__What you need to do__
Transcribe the listing that follows in full, omitting pictures.
········
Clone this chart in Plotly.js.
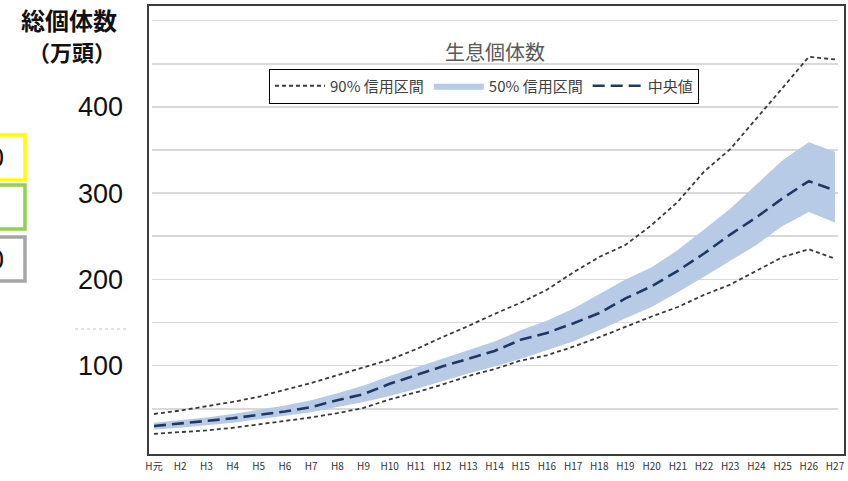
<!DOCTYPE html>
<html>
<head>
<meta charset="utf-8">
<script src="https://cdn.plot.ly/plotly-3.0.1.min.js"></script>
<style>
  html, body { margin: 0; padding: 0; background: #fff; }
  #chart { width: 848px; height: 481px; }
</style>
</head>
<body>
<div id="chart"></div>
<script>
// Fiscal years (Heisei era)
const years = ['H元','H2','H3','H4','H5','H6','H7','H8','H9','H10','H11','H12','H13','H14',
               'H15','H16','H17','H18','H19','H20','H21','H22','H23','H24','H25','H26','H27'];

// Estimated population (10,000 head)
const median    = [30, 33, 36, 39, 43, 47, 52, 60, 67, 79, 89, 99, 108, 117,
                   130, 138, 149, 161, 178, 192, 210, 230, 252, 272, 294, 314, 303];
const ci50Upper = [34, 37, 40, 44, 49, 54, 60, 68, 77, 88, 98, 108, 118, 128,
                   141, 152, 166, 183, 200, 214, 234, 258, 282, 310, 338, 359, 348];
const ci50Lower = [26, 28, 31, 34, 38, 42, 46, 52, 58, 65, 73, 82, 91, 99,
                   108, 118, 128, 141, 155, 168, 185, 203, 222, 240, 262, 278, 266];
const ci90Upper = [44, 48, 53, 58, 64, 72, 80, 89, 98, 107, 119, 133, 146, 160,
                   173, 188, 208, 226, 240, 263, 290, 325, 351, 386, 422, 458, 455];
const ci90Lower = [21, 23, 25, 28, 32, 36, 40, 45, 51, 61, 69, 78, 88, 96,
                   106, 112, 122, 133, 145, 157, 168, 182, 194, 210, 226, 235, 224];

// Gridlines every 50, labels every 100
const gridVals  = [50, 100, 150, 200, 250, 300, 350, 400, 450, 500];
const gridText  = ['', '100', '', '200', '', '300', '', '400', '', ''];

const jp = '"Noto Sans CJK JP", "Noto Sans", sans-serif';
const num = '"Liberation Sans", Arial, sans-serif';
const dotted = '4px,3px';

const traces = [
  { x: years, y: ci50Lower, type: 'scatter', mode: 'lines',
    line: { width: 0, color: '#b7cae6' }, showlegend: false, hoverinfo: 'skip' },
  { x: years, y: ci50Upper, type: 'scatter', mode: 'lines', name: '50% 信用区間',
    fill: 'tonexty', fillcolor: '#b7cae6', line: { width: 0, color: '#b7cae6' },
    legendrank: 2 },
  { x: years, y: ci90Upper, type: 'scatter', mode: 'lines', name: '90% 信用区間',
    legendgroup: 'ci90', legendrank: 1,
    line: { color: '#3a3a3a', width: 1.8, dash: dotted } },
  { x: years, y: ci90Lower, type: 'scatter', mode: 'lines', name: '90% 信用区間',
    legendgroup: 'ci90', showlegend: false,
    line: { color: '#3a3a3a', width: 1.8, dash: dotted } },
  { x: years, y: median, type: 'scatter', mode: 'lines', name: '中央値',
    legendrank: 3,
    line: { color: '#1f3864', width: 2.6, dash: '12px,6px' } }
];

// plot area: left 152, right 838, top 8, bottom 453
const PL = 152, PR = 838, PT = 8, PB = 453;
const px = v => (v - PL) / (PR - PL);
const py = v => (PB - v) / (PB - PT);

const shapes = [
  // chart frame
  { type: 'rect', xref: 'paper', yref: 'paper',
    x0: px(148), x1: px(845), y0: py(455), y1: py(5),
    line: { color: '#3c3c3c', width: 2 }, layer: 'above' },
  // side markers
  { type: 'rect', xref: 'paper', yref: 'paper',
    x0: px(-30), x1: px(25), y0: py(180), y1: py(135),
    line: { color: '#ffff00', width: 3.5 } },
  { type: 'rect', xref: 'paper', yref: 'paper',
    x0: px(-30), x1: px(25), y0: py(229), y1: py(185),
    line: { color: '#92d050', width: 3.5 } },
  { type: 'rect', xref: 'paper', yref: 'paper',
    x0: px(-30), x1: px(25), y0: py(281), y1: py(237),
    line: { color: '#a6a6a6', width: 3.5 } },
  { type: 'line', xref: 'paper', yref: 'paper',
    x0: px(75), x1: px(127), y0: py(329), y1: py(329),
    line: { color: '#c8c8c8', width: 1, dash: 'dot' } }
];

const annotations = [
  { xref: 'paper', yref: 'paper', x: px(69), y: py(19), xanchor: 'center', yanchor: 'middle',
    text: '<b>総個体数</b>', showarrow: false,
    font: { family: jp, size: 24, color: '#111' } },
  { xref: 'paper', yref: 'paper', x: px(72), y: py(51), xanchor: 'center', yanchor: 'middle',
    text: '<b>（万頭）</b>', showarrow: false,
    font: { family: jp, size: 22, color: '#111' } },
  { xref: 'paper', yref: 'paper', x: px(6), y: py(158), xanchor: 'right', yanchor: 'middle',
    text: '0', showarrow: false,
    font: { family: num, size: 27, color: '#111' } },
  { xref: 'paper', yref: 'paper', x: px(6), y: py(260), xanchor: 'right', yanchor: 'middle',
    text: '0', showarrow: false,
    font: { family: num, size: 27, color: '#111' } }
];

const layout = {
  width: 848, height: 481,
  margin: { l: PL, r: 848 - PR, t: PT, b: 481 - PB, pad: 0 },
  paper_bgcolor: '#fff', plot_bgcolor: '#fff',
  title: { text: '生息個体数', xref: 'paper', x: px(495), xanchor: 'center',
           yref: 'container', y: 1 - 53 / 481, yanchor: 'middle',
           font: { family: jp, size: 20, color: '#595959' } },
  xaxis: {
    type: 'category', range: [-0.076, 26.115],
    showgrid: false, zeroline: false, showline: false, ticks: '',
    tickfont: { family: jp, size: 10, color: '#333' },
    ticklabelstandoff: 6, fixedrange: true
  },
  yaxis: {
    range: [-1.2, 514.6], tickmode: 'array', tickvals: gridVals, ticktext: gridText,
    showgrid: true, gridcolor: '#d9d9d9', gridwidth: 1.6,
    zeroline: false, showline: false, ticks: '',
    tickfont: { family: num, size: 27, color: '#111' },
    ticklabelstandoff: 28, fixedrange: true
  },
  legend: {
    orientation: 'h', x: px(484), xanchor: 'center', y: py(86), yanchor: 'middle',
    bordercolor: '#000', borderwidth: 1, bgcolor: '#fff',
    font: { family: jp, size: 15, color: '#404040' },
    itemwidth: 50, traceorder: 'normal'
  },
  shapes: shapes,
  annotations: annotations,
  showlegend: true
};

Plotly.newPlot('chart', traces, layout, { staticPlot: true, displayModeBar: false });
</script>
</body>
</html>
········
__Answer to the task__
Clone this chart in Plotly.js.
<!DOCTYPE html>
<html>
<head>
<meta charset="utf-8">
<script src="https://cdn.plot.ly/plotly-3.0.1.min.js"></script>
<style>
  html, body { margin: 0; padding: 0; background: #fff; }
  #chart { width: 848px; height: 481px; }
</style>
</head>
<body>
<div id="chart"></div>
<script>
// Fiscal years (Heisei era)
const years = ['H元','H2','H3','H4','H5','H6','H7','H8','H9','H10','H11','H12','H13','H14',
               'H15','H16','H17','H18','H19','H20','H21','H22','H23','H24','H25','H26','H27'];

// Estimated population (10,000 head)
const median    = [30, 33, 36, 39, 43, 47, 52, 60, 67, 79, 89, 99, 108, 117,
                   130, 138, 149, 161, 178, 192, 210, 230, 252, 272, 294, 314, 303];
const ci50Upper = [34, 37, 40, 44, 49, 54, 60, 68, 77, 88, 98, 108, 118, 128,
                   141, 152, 166, 183, 200, 214, 234, 258, 282, 310, 338, 359, 348];
const ci50Lower = [26, 28, 31, 34, 38, 42, 46, 52, 58, 65, 73, 82, 91, 99,
                   108, 118, 128, 141, 155, 168, 185, 203, 222, 240, 262, 278, 266];
const ci90Upper = [44, 48, 53, 58, 64, 72, 80, 89, 98, 107, 119, 133, 146, 160,
                   173, 188, 208, 226, 240, 263, 290, 325, 351, 386, 422, 458, 455];
const ci90Lower = [21, 23, 25, 28, 32, 36, 40, 45, 51, 61, 69, 78, 88, 96,
                   106, 112, 122, 133, 145, 157, 168, 182, 194, 210, 226, 235, 224];

// Gridlines every 50, labels every 100
const gridVals  = [50, 100, 150, 200, 250, 300, 350, 400, 450, 500];
const gridText  = ['', '100', '', '200', '', '300', '', '400', '', ''];

const jp = '"Noto Sans CJK JP", "Noto Sans", sans-serif';
const num = '"Liberation Sans", Arial, sans-serif';
const dotted = '4px,3px';

const traces = [
  { x: years, y: ci50Lower, type: 'scatter', mode: 'lines',
    line: { width: 0, color: '#b7cae6' }, showlegend: false, hoverinfo: 'skip' },
  { x: years, y: ci50Upper, type: 'scatter', mode: 'lines', name: '50% 信用区間',
    fill: 'tonexty', fillcolor: '#b7cae6', line: { width: 0, color: '#b7cae6' },
    legendrank: 2 },
  { x: years, y: ci90Upper, type: 'scatter', mode: 'lines', name: '90% 信用区間',
    legendgroup: 'ci90', legendrank: 1,
    line: { color: '#3a3a3a', width: 1.8, dash: dotted } },
  { x: years, y: ci90Lower, type: 'scatter', mode: 'lines', name: '90% 信用区間',
    legendgroup: 'ci90', showlegend: false,
    line: { color: '#3a3a3a', width: 1.8, dash: dotted } },
  { x: years, y: median, type: 'scatter', mode: 'lines', name: '中央値',
    legendrank: 3,
    line: { color: '#1f3864', width: 2.6, dash: '12px,6px' } }
];

// plot area: left 152, right 838, top 8, bottom 453
const PL = 152, PR = 838, PT = 8, PB = 453;
const px = v => (v - PL) / (PR - PL);
const py = v => (PB - v) / (PB - PT);

const shapes = [
  // chart frame
  { type: 'rect', xref: 'paper', yref: 'paper',
    x0: px(148), x1: px(845), y0: py(455), y1: py(5),
    line: { color: '#3c3c3c', width: 2 }, layer: 'above' },
  // side markers
  { type: 'rect', xref: 'paper', yref: 'paper',
    x0: px(-30), x1: px(25), y0: py(180), y1: py(135),
    line: { color: '#ffff00', width: 3.5 } },
  { type: 'rect', xref: 'paper', yref: 'paper',
    x0: px(-30), x1: px(25), y0: py(229), y1: py(185),
    line: { color: '#92d050', width: 3.5 } },
  { type: 'rect', xref: 'paper', yref: 'paper',
    x0: px(-30), x1: px(25), y0: py(281), y1: py(237),
    line: { color: '#a6a6a6', width: 3.5 } },
  { type: 'line', xref: 'paper', yref: 'paper',
    x0: px(75), x1: px(127), y0: py(329), y1: py(329),
    line: { color: '#c8c8c8', width: 1, dash: 'dot' } }
];

const annotations = [
  { xref: 'paper', yref: 'paper', x: px(69), y: py(19), xanchor: 'center', yanchor: 'middle',
    text: '<b>総個体数</b>', showarrow: false,
    font: { family: jp, size: 24, color: '#111' } },
  { xref: 'paper', yref: 'paper', x: px(72), y: py(51), xanchor: 'center', yanchor: 'middle',
    text: '<b>（万頭）</b>', showarrow: false,
    font: { family: jp, size: 22, color: '#111' } },
  { xref: 'paper', yref: 'paper', x: px(6), y: py(158), xanchor: 'right', yanchor: 'middle',
    text: '0', showarrow: false,
    font: { family: num, size: 27, color: '#111' } },
  { xref: 'paper', yref: 'paper', x: px(6), y: py(260), xanchor: 'right', yanchor: 'middle',
    text: '0', showarrow: false,
    font: { family: num, size: 27, color: '#111' } }
];

const layout = {
  width: 848, height: 481,
  margin: { l: PL, r: 848 - PR, t: PT, b: 481 - PB, pad: 0 },
  paper_bgcolor: '#fff', plot_bgcolor: '#fff',
  title: { text: '生息個体数', xref: 'paper', x: px(495), xanchor: 'center',
           yref: 'container', y: 1 - 53 / 481, yanchor: 'middle',
           font: { family: jp, size: 20, color: '#595959' } },
  xaxis: {
    type: 'category', range: [-0.076, 26.115],
    showgrid: false, zeroline: false, showline: false, ticks: '',
    tickfont: { family: jp, size: 10, color: '#333' },
    ticklabelstandoff: 6, fixedrange: true
  },
  yaxis: {
    range: [-1.2, 514.6], tickmode: 'array', tickvals: gridVals, ticktext: gridText,
    showgrid: true, gridcolor: '#d9d9d9', gridwidth: 1.6,
    zeroline: false, showline: false, ticks: '',
    tickfont: { family: num, size: 27, color: '#111' },
    ticklabelstandoff: 28, fixedrange: true
  },
  legend: {
    orientation: 'h', x: px(484), xanchor: 'center', y: py(86), yanchor: 'middle',
    bordercolor: '#000', borderwidth: 1, bgcolor: '#fff',
    font: { family: jp, size: 15, color: '#404040' },
    itemwidth: 50, traceorder: 'normal'
  },
  shapes: shapes,
  annotations: annotations,
  showlegend: true
};

Plotly.newPlot('chart', traces, layout, { staticPlot: true, displayModeBar: false });
</script>
</body>
</html>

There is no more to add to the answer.